* More deals coming up after elections
* Regulatory OK in next two months - sources
* Premarketing to start in September - sources
By Yantoultra Ngui
KUALA LUMPUR, May 30 (Reuters) - Westports Malaysia Sdn Bhd, operator of the country’s busiest port, is expected to list on the local stock exchange in October this year in a deal that will raise up to $500 million, two sources close to the deal told Reuters.
The initial public offering (IPO) comes after the Southeast Asian country’s general elections concluded with a win for the long-ruling National Front on May 5, encouraging companies to move forward with their listing plans as political risk ebbs.
Long-haul carrier AirAsia X Bhd is looking to raise $300 million in an IPO, with pricing to take place next month.

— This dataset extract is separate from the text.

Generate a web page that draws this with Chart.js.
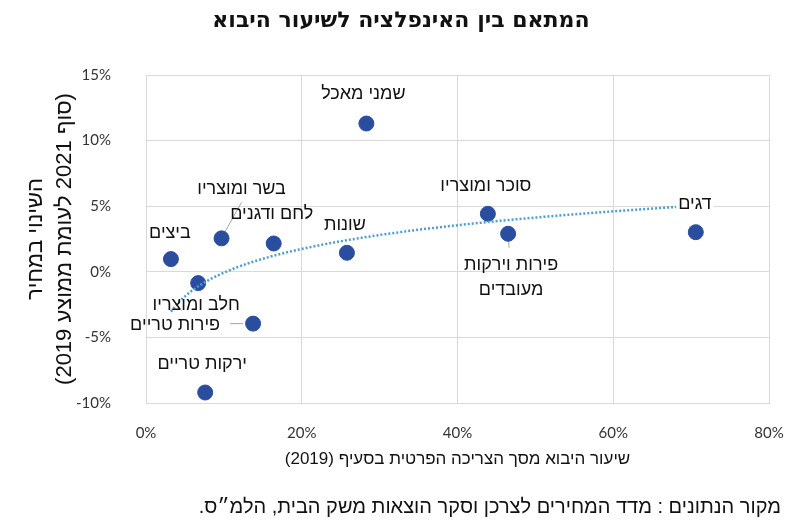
<!DOCTYPE html>
<html>
<head>
<meta charset="utf-8">
<script src="https://cdn.jsdelivr.net/npm/chart.js@4.4.1/dist/chart.umd.min.js"></script>
<style>
  html, body { margin: 0; padding: 0; background: #fff; }
  #wrap { width: 800px; height: 529px; }
</style>
</head>
<body>
<div id="wrap"><canvas id="importChart" width="800" height="529"></canvas></div>
<script>
// data (values in %)
var categories = ['שמני מאכל', 'בשר ומוצריו', 'לחם ודגנים', 'שונות', 'ביצים', 'סוכר ומוצריו',
                  'פירות וירקות מעובדים', 'דגים', 'חלב ומוצריו', 'פירות טריים', 'ירקות טריים'];
var importShare = [28.3, 9.7, 16.4, 25.8, 3.2, 43.9, 46.5, 70.6, 6.7, 13.75, 7.6];   // x
var priceChange = [11.3, 2.55, 2.16, 1.45, 0.97, 4.42, 2.9, 3.02, -0.86, -3.95, -9.2]; // y
var xTicks = [0, 20, 40, 60, 80];
var yTicks = [-10, -5, 0, 5, 10, 15];

var titleText = 'המתאם בין האינפלציה לשיעור היבוא';
var xTitle = 'שיעור היבוא מסך הצריכה הפרטית בסעיף (2019)';
var yTitle = ['השינוי במחיר', '(סוף 2021 לעומת ממוצע 2019)'];
var sourceNote = 'מקור הנתונים : מדד המחירים לצרכן וסקר הוצאות משק הבית, הלמ״ס.';

// label placement (px from the point centre), leader lines, wrapped labels
var labelOffsets = [[-3, -30], [20, -49], [-2, -29], [-2, -28], [-1, -26], [-2, -28],
                    [3, 31], [-1, -28], [-2, 22], [-78, 1], [-3, -28]];
var labelLines = { 6: ['פירות וירקות', 'מעובדים'] };
var leaders = { 1: [[20, -36], [2, -4]], 6: [[0, 0], [1, 14]], 9: [[-23, 0], [-10, 0]] };
var whiteBehind = { 7: true };

function rtl(s) { return '\u202B' + s + '\u202C'; }

// logarithmic trendline fitted to the points (like the spreadsheet trendline)
function logFit(xs, ys) {
    var n = xs.length, sl = 0, sy = 0, sll = 0, sly = 0;
    for (var i = 0; i < n; i++) {
        var l = Math.log(xs[i]);
        sl += l; sy += ys[i]; sll += l * l; sly += l * ys[i];
    }
    var b = (n * sly - sl * sy) / (n * sll - sl * sl);
    return { a: (sy - b * sl) / n, b: b };
}
var fit = logFit(importShare, priceChange);
var xMin = Math.min.apply(null, importShare), xMax = Math.max.apply(null, importShare);
var trend = [];
for (var k = 0; k <= 80; k++) {
    var tx = xMin + (xMax - xMin) * k / 80;
    trend.push({ x: tx, y: fit.a + fit.b * Math.log(tx) });
}

var points = importShare.map(function (v, i) { return { x: v, y: priceChange[i] }; });

var hebFont = '"Liberation Sans", "DejaVu Sans", sans-serif';

var textPlugin = {
    id: 'textPlugin',
    beforeDatasetsDraw: function (chart) {
        var ctx = chart.ctx, meta = chart.getDatasetMeta(1);
        ctx.save();
        ctx.strokeStyle = '#a6a6a6';
        ctx.lineWidth = 1;
        Object.keys(leaders).forEach(function (i) {
            var p = meta.data[i], seg = leaders[i];
            ctx.beginPath();
            ctx.moveTo(p.x + seg[0][0], p.y + seg[0][1]);
            ctx.lineTo(p.x + seg[1][0], p.y + seg[1][1]);
            ctx.stroke();
        });
        ctx.restore();
    },
    afterDatasetsDraw: function (chart) {
        var ctx = chart.ctx, meta = chart.getDatasetMeta(1);
        ctx.save();
        ctx.font = '18px ' + hebFont;
        ctx.textAlign = 'center';
        ctx.textBaseline = 'middle';
        categories.forEach(function (name, i) {
            var p = meta.data[i];
            var lines = labelLines[i] || [name];
            var cx = p.x + labelOffsets[i][0], cy = p.y + labelOffsets[i][1];
            lines.forEach(function (line, j) {
                var y = cy + j * 25;
                if (whiteBehind[i]) {
                    var w = ctx.measureText(line).width;
                    ctx.fillStyle = '#fff';
                    ctx.fillRect(cx - w / 2 - 2, y - 10, w + 4, 20);
                }
                ctx.fillStyle = '#111';
                ctx.fillText(rtl(line), cx, y);
            });
        });
        ctx.restore();
    },
    afterDraw: function (chart) {
        var ctx = chart.ctx;
        ctx.save();
        ctx.fillStyle = '#111';
        ctx.textBaseline = 'middle';
        ctx.font = 'bold 22px "DejaVu Sans", "Liberation Sans", sans-serif';
        ctx.textAlign = 'center';
        ctx.fillText(rtl(titleText), 401, 21);
        ctx.font = '20px ' + hebFont;
        ctx.textAlign = 'right';
        ctx.fillText(rtl(sourceNote), 781, 507);
        ctx.restore();
    }
};

var gridColor = '#d9d9d9';
var tickFont = { family: 'Lato, "Open Sans", sans-serif', size: 15 };

new Chart(document.getElementById('importChart'), {
    type: 'scatter',
    data: {
        datasets: [{
            type: 'line',
            data: trend,
            borderColor: '#4a9fd8',
            borderWidth: 2.5,
            borderDash: [2, 2],
            pointRadius: 0,
            fill: false,
            tension: 0
        }, {
            data: points,
            backgroundColor: '#2a4da0',
            borderColor: '#2a4da0',
            pointRadius: 7.5,
            pointHoverRadius: 7.5
        }]
    },
    options: {
        responsive: false,
        animation: false,
        layout: { padding: { top: 75, right: 31, left: 0, bottom: 0 } },
        plugins: { legend: { display: false }, tooltip: { enabled: false } },
        scales: {
            x: {
                type: 'linear',
                min: xTicks[0], max: xTicks[xTicks.length - 1],
                afterBuildTicks: function (s) { s.ticks = xTicks.map(function (v) { return { value: v }; }); },
                afterFit: function (s) { s.height = 126; s.paddingRight = 0; s.paddingLeft = 0; },
                grid: { color: gridColor, drawTicks: false },
                border: { color: gridColor },
                ticks: { padding: 21, color: '#333', font: tickFont, callback: function (v) { return v + '%'; } },
                title: { display: true, text: rtl(xTitle), color: '#111', padding: { top: 0, bottom: 59 },
                         font: { family: hebFont, size: 17 } }
            },
            y: {
                min: yTicks[0], max: yTicks[yTicks.length - 1],
                afterBuildTicks: function (s) { s.ticks = yTicks.map(function (v) { return { value: v }; }); },
                afterFit: function (s) { s.width = 146; },
                grid: { color: gridColor, drawTicks: false },
                border: { color: gridColor },
                ticks: { padding: 35, color: '#333', font: tickFont, callback: function (v) { return v + '%'; } },
                title: { display: true, text: yTitle.map(rtl), color: '#111', padding: { top: 21, bottom: 0 },
                         font: { family: hebFont, size: 22, lineHeight: 1.32 } }
            }
        }
    },
    plugins: [textPlugin]
});
</script>
</body>
</html>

Energy and water firm Ranhill Energy and Resources Bhd is also likely to raise up to $337 million in June.
“That’s the timing they are looking at,” one of the sources said of the port operator, declining to be named as the matter was private.
Westports, which counts Hutchison Port Holdings and Malaysia’s state investor Khazanah Nasional Bhd as shareholders, is expected to obtain regulatory approval for the listing in two months time and pre-marketing for the IPO is expected to fall in September, the sources added.

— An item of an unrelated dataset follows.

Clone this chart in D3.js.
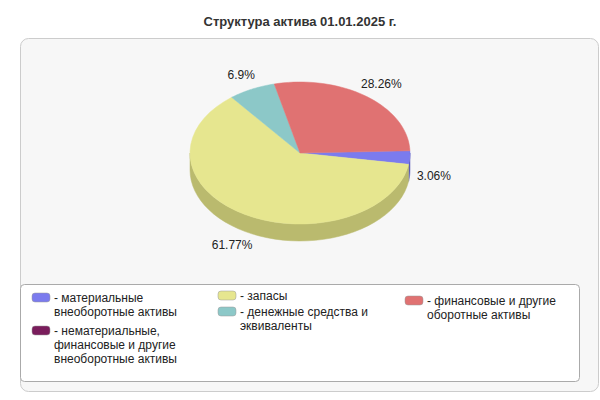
<!DOCTYPE html>
<html><head><meta charset="utf-8">
<script src="https://cdn.jsdelivr.net/npm/d3@7"></script>
<style>body{margin:0;background:#fff;font-family:"Liberation Sans",Arial,sans-serif}</style>
</head><body><svg width="600" height="400"></svg>
<script>
const categories = ["материальные внеоборотные активы","нематериальные, финансовые и другие внеоборотные активы","запасы","денежные средства и эквиваленты","финансовые и другие оборотные активы"];
const values = [3.06, 0, 61.77, 6.9, 28.26];
const labels = ["3.06%", "", "61.77%", "6.9%", "28.26%"];
const colors = ["#7b7bee", "#7a1d5c", "#e6e68f", "#8cc8c8", "#e07272"];
const sideColors = ["#5a5ab8", "#5a1444", "#baba6e", "#6aa0a0", "#b05858"];

const svg = d3.select("svg");
svg.append("text").attr("x", 300).attr("y", 26).attr("text-anchor", "middle")
  .style("font-weight", "bold").style("font-size", "13px").attr("fill", "#333")
  .text("Структура актива 01.01.2025 г.");
svg.append("rect").attr("x", 20.5).attr("y", 38.5).attr("width", 578).attr("height", 353)
  .attr("rx", 8).attr("fill", "#f7f7f7").attr("stroke", "#ccc");

const cx = 300, cy = 153, rx = 110, ry = 71, depth = 17;
const pt = (a, dy = 0) => [cx + rx * Math.sin(a), cy - ry * Math.cos(a) + dy];
const pie = d3.pie().sort(null).startAngle(Math.PI * 0.49).endAngle(Math.PI * 2.49);
const arcs = pie(values);

function arcPath(a0, a1, dy) {
  const n = 40; let s = "";
  for (let i = 0; i <= n; i++) { const p = pt(a0 + (a1 - a0) * i / n, dy); s += (i ? "L" : "M") + p; }
  return s;
}
// side walls (front half: angles between PI/2 and 3PI/2 mod 2PI)
arcs.forEach((d, i) => {
  if (d.value === 0) return;
  [[Math.PI / 2, Math.PI * 1.5], [Math.PI * 2.5, Math.PI * 3.5]].forEach(([lo, hi]) => {
    const a0 = Math.max(d.startAngle, lo), a1 = Math.min(d.endAngle, hi);
    if (a1 <= a0) return;
    const top = arcPath(a0, a1, 0);
    const bot = arcPath(a1, a0, depth).replace("M", "L");
    svg.append("path").attr("d", top + bot + "Z").attr("fill", sideColors[i]).attr("stroke", sideColors[i]).attr("stroke-width", 0.5);
  });
});
// top faces
arcs.forEach((d, i) => {
  if (d.value === 0) return;
  svg.append("path").attr("d", `M${cx},${cy}` + arcPath(d.startAngle, d.endAngle, 0).replace("M", "L") + "Z")
    .attr("fill", colors[i]).attr("stroke", colors[i]).attr("stroke-width", 0.5);
});
// labels
arcs.forEach((d, i) => {
  if (!labels[i]) return;
  const m = (d.startAngle + d.endAngle) / 2;
  let x = cx + rx * 1.22 * Math.sin(m), y = cy - ry * 1.22 * Math.cos(m) + 4;
  if (Math.cos(m) < 0) y += depth;
  svg.append("text").attr("x", x).attr("y", y).attr("text-anchor", "middle")
    .style("font-size", "12px").attr("fill", "#222").text(labels[i]);
});

// legend
svg.append("rect").attr("x", 20.5).attr("y", 284.5).attr("width", 559).attr("height", 97)
  .attr("rx", 4).attr("fill", "#fff").attr("stroke", "#aaa");
const legendLines = [["- материальные", "внеоборотные активы"], ["- нематериальные,", "финансовые и другие", "внеоборотные активы"],
  ["- запасы"], ["- денежные средства и", "эквиваленты"], ["- финансовые и другие", "оборотные активы"]];
const legendPos = [[32, 298], [32, 331], [218, 296], [218, 312], [405, 301]];
legendLines.forEach((lines, i) => {
  const [x, y] = legendPos[i];
  svg.append("rect").attr("x", x).attr("y", y - 5).attr("width", 18).attr("height", 9).attr("rx", 3)
    .attr("fill", colors[i]).attr("stroke", "#999").attr("stroke-width", 0.5);
  const t = svg.append("text").attr("x", x + 22).attr("y", y + 4).style("font-size", "12px").attr("fill", "#222");
  lines.forEach((l, j) => t.append("tspan").attr("x", x + 22).attr("dy", j ? 14 : 0).text(l));
});
</script></body></html>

Westports officials were not available to comment.
Westports manages Malaysia’s main export gateway of Port Klang, which is the world’s 13th busiest port. It is one of the main ports along the Malacca Straits, which links Asia with the Middle East and Europe and carries 40 percent of the world’s trade.
The port, some 40 kilometres away from the Malaysian capital, has been recording 20 percent growth in TEU (twenty-foot equivalent container units) over the last five years as the country ships out more palm oil as well as crude oil.
The funds raised from the IPO will help Westports expand Port Klang, which has reported double-digit growth in container handling over the last five years.
Credit Suisse Group AG, Goldman Sachs Group Inc and Malayan Banking Bhd are involved in the deal, according to an earlier Reuters report, citing sources.
Malaysia was the top IPO market Asia ex-Japan in 2012, boosted by government privatisations and a strong economy, but IPO pipeline slowed ahead of the polls held in May because of concerns over market volatility.
“It will be a challenge to emulate the achievement as there were exceptional large-scale IPOs last year such as Felda Global Venture Holdings Bhd and Astro Malaysia Holdings Bhd ,” Zulkifli Hamzah, head of Kuala Lumpur-based MIDF Research said.
“Nevertheless, we expect the Malaysian IPO market to remain healthy with strong underlying demand.” he said. “There is a tremendous amount of liquidity in the system to support any offering.”